Even though AB InBev might lose out on possible business in stadiums, sales are not the main goal of these types of deals. In the run-up to the World Cup, Budweiser introduced a marketing campaign based on its sponsorship, with activity planned in over 70 markets and at 1.2 million bars, pubs, and restaurants.
Prof Chadwick said:
“Budweiser is involved in sponsoring the event for reasons of global visibility rather than the sales volume inside the venue.”
AB InBev commented in a statement that because of the circumstances beyond its control, some of the planned stadium activations of its marketing will not move forward but it is looking forward to the rest of its World Cup campaign.

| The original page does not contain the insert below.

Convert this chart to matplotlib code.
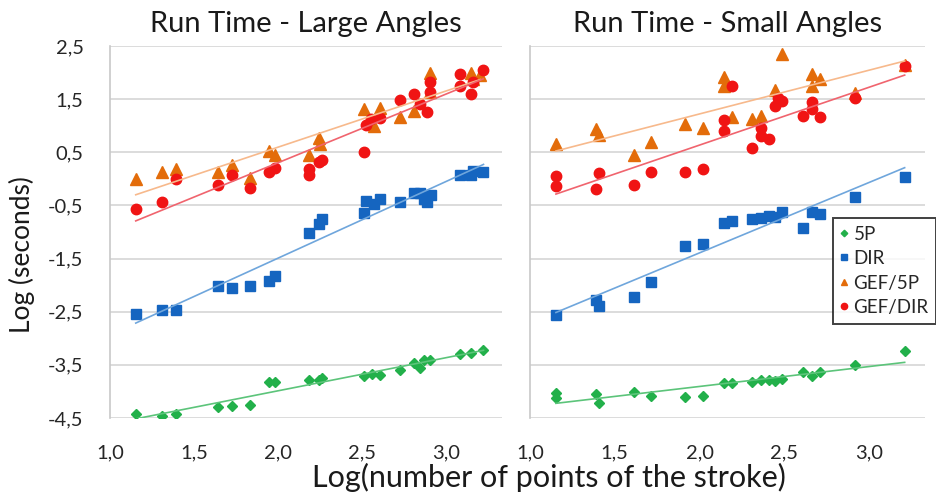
import numpy as np
import matplotlib.pyplot as plt
from matplotlib.ticker import FixedLocator, FuncFormatter

plt.rcParams['font.family'] = ['Lato', 'DejaVu Sans']

series_names = ['5P', 'DIR', 'GEF/5P', 'GEF/DIR']

# Run Time - Large Angles
large_5p_x = [1.153, 1.31, 1.39, 1.644, 1.724, 1.833, 1.948, 1.98, 2.18, 2.24, 2.26,
              2.508, 2.56, 2.607, 2.726, 2.805, 2.845, 2.865, 2.905, 3.083, 3.143, 3.22]
large_5p_y = [-4.43, -4.46, -4.43, -4.30, -4.27, -4.25, -3.83, -3.83, -3.78, -3.78, -3.74,
              -3.71, -3.68, -3.70, -3.60, -3.46, -3.55, -3.41, -3.40, -3.30, -3.27, -3.22]
large_dir_x = [1.153, 1.31, 1.39, 1.644, 1.724, 1.833, 1.948, 1.98, 2.18, 2.24, 2.26, 2.508, 2.52,
               2.567, 2.607, 2.726, 2.805, 2.845, 2.865, 2.885, 2.91, 3.083, 3.143, 3.16, 3.22]
large_dir_y = [-2.55, -2.47, -2.47, -2.01, -2.06, -2.01, -1.92, -1.83, -1.01, -0.85, -0.76, -0.65, -0.41,
               -0.48, -0.37, -0.44, -0.26, -0.26, -0.38, -0.44, -0.31, 0.07, 0.07, 0.15, 0.12]
large_gef5p_x = [1.153, 1.31, 1.39, 1.644, 1.724, 1.833, 1.948, 1.98, 2.18, 2.24, 2.25,
                 2.508, 2.567, 2.607, 2.726, 2.805, 2.905, 2.905, 3.143, 3.16, 3.2]
large_gef5p_y = [0.00, 0.13, 0.18, 0.13, 0.26, 0.01, 0.53, 0.45, 0.45, 0.76, 0.65,
                 1.31, 1.00, 1.33, 1.16, 1.28, 2.00, 1.63, 2.00, 1.88, 1.95]
large_gefdir_x = [1.153, 1.31, 1.39, 1.644, 1.724, 1.833, 1.948, 1.98, 2.18, 2.18, 2.24, 2.26, 2.508, 2.52,
                  2.55, 2.607, 2.726, 2.805, 2.845, 2.885, 2.905, 2.905, 3.083, 3.083, 3.143, 3.16, 3.218]
large_gefdir_y = [-0.57, -0.43, 0.00, -0.12, 0.07, -0.18, 0.12, 0.20, 0.18, 0.08, 0.31, 0.36, 0.51, 1.01,
                  1.13, 1.14, 1.49, 1.59, 1.41, 1.26, 1.82, 1.63, 1.97, 1.74, 1.60, 1.82, 2.05]

# Run Time - Small Angles
small_5p_x = [1.153, 1.153, 1.388, 1.408, 1.614, 1.712, 1.916, 2.02, 2.147, 2.19,
              2.31, 2.363, 2.41, 2.447, 2.486, 2.612, 2.663, 2.71, 2.918, 3.21]
small_5p_y = [-4.03, -4.12, -4.05, -4.21, -4.02, -4.09, -4.10, -4.09, -3.85, -3.85,
              -3.82, -3.78, -3.78, -3.80, -3.76, -3.63, -3.71, -3.63, -3.51, -3.24]
small_dir_x = [1.153, 1.388, 1.408, 1.614, 1.712, 1.916, 2.02, 2.147, 2.19, 2.31,
               2.363, 2.41, 2.447, 2.486, 2.612, 2.663, 2.71, 2.918, 3.21]
small_dir_y = [-2.57, -2.28, -2.40, -2.23, -1.95, -1.26, -1.22, -0.84, -0.79, -0.75,
               -0.73, -0.70, -0.71, -0.63, -0.93, -0.63, -0.66, -0.35, 0.04]
small_gef5p_x = [1.153, 1.388, 1.408, 1.614, 1.712, 1.916, 2.02, 2.147, 2.147, 2.19,
                 2.31, 2.363, 2.447, 2.486, 2.663, 2.663, 2.71, 2.918, 3.21]
small_gef5p_y = [0.65, 0.94, 0.82, 0.45, 0.69, 1.03, 0.95, 1.91, 1.75, 1.17,
                 1.13, 1.18, 1.67, 2.35, 1.97, 1.75, 1.88, 1.62, 2.15]
small_gefdir_x = [1.153, 1.153, 1.388, 1.408, 1.614, 1.712, 1.916, 2.02, 2.147, 2.147, 2.19, 2.31,
                  2.363, 2.363, 2.412, 2.447, 2.46, 2.486, 2.612, 2.663, 2.663, 2.71, 2.918, 3.21]
small_gefdir_y = [0.06, -0.13, -0.19, 0.11, -0.12, 0.12, 0.13, 0.18, 1.11, 0.90, 1.74, 0.58,
                  0.95, 0.80, 0.75, 1.38, 1.53, 1.47, 1.18, 1.44, 1.31, 1.16, 1.53, 2.12]

y_ticks = [-4.5, -3.5, -2.5, -1.5, -0.5, 0.5, 1.5, 2.5]
x_ticks = [1.0, 1.5, 2.0, 2.5, 3.0]

marker_colors = ['#22b04a', '#1565c0', '#e36c0a', '#f01414']
line_colors = ['#5cc47a', '#6fa6dc', '#f7b98c', '#f0646e']
markers = ['D', 's', '^', 'o']
marker_sizes = [5.5, 7, 8, 7.5]

panels = [
    ('Run Time - Large Angles',
     [(large_5p_x, large_5p_y), (large_dir_x, large_dir_y),
      (large_gef5p_x, large_gef5p_y), (large_gefdir_x, large_gefdir_y)]),
    ('Run Time - Small Angles',
     [(small_5p_x, small_5p_y), (small_dir_x, small_dir_y),
      (small_gef5p_x, small_gef5p_y), (small_gefdir_x, small_gefdir_y)]),
]

comma = FuncFormatter(lambda v, pos: f'{v:.1f}'.replace('.', ','))

fig = plt.figure(figsize=(9.36, 4.95), dpi=100)
ax_l = fig.add_axes([110 / 936, 1 - 418 / 495, 392 / 936, 372 / 495])
ax_r = fig.add_axes([530 / 936, 1 - 418 / 495, 395 / 936, 372 / 495])

handles = []
for ax, (title, data) in zip([ax_l, ax_r], panels):
    for i, (xs, ys) in enumerate(data):
        h, = ax.plot(xs, ys, linestyle='none', marker=markers[i], ms=marker_sizes[i],
                     color=marker_colors[i], mec=marker_colors[i], zorder=3 + i,
                     label=series_names[i])
        if ax is ax_l:
            handles.append(h)
    # linear trend lines
    for i, (xs, ys) in enumerate(data):
        k, b = np.polyfit(xs, ys, 1)
        xe = np.array([min(xs), max(xs)])
        ax.plot(xe, k * xe + b, color=line_colors[i], lw=1.2, zorder=8)

    ax.set_xlim(1.0, 3.33)
    ax.set_ylim(-4.5, 2.5)
    ax.yaxis.set_major_locator(FixedLocator(y_ticks))
    ax.xaxis.set_major_locator(FixedLocator(x_ticks))
    ax.xaxis.set_major_formatter(comma)
    ax.yaxis.set_major_formatter(comma)
    ax.grid(axis='y', color='#d9d9d9', lw=1.3, zorder=0)
    ax.set_axisbelow(True)
    for s in ['top', 'right', 'bottom']:
        ax.spines[s].set_visible(False)
    ax.spines['left'].set_color('#c8c8c8')
    ax.spines['left'].set_linewidth(1.2)
    ax.tick_params(length=0, labelsize=14.5, labelcolor='#262626')
    ax.tick_params(axis='x', pad=19)
    ax.tick_params(axis='y', pad=19)
    ax.set_title(title, fontsize=21, color='#1a1a1a', pad=10)

ax_r.tick_params(axis='y', labelleft=False)

fig.text(549 / 936, 1 - 487 / 495, 'Log(number of points of the stroke)', fontsize=22,
         ha='center', va='baseline', color='#1a1a1a')
fig.text(22 / 936, 1 - 255 / 495, 'Log (seconds)', fontsize=19, rotation=90,
         ha='center', va='center', color='#1a1a1a')

leg = fig.legend(handles=handles, loc='upper left', bbox_to_anchor=(833 / 936, 1 - 218 / 495),
                 fontsize=13.5, markerscale=0.6, handlelength=0.4, handletextpad=0.3,
                 labelspacing=0.4, borderpad=0.4, frameon=True, fancybox=False,
                 borderaxespad=0)
leg.get_frame().set_edgecolor('#111111')
leg.get_frame().set_linewidth(1.4)
for t in leg.get_texts():
    t.set_color('#262626')

fig.savefig('out.png', dpi=100)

The company is not expected to take any legal action. Alex Kelham, a lawyer at London Company Lewis Silkin, said:
“It’s rare for sponsors to sue rights holders, especially where there is an ongoing long-term relationship. It’s far more likely that this issue will be resolved internally.”
Qatar’s U-turn was also somehow on-trend for Big Beer. AB InBev and other brewing behemoths are aiming to supplement the gradual growth of their core beverage with healthier and lower-alcohol products like seltzers and low-alcohol beer.
Sales of the no-alcohol version of the American brew, Budweiser Zero, will go ahead in the stadium. The drink was already front and center of the beer company’s marketing campaign.
Without any breweries in the region, the firm has had to ship its product to Qatar by ocean freight, then find refrigerated warehouse space to protect it from the nation’s ultra-hot weather. Reports indicate that Budweiser is also likely to adopt a long-term view, looking to the 2026 tournament that will be jointly hosted by Mexico, Canada, and the United States.
The head of sports analysis at GlobalData, Conrad Wiacek, said that although tough negotiations mean the value of the contract is expected to double to $144 million for the next World Cup, Budweiser will not get deterred.
He commented:
“Budweiser will be cautious to burn its bridges with the governing body, as the 2026 US tournament will be highly prized. Going elsewhere would open up an opportunity for other alcohol brands in its wake.”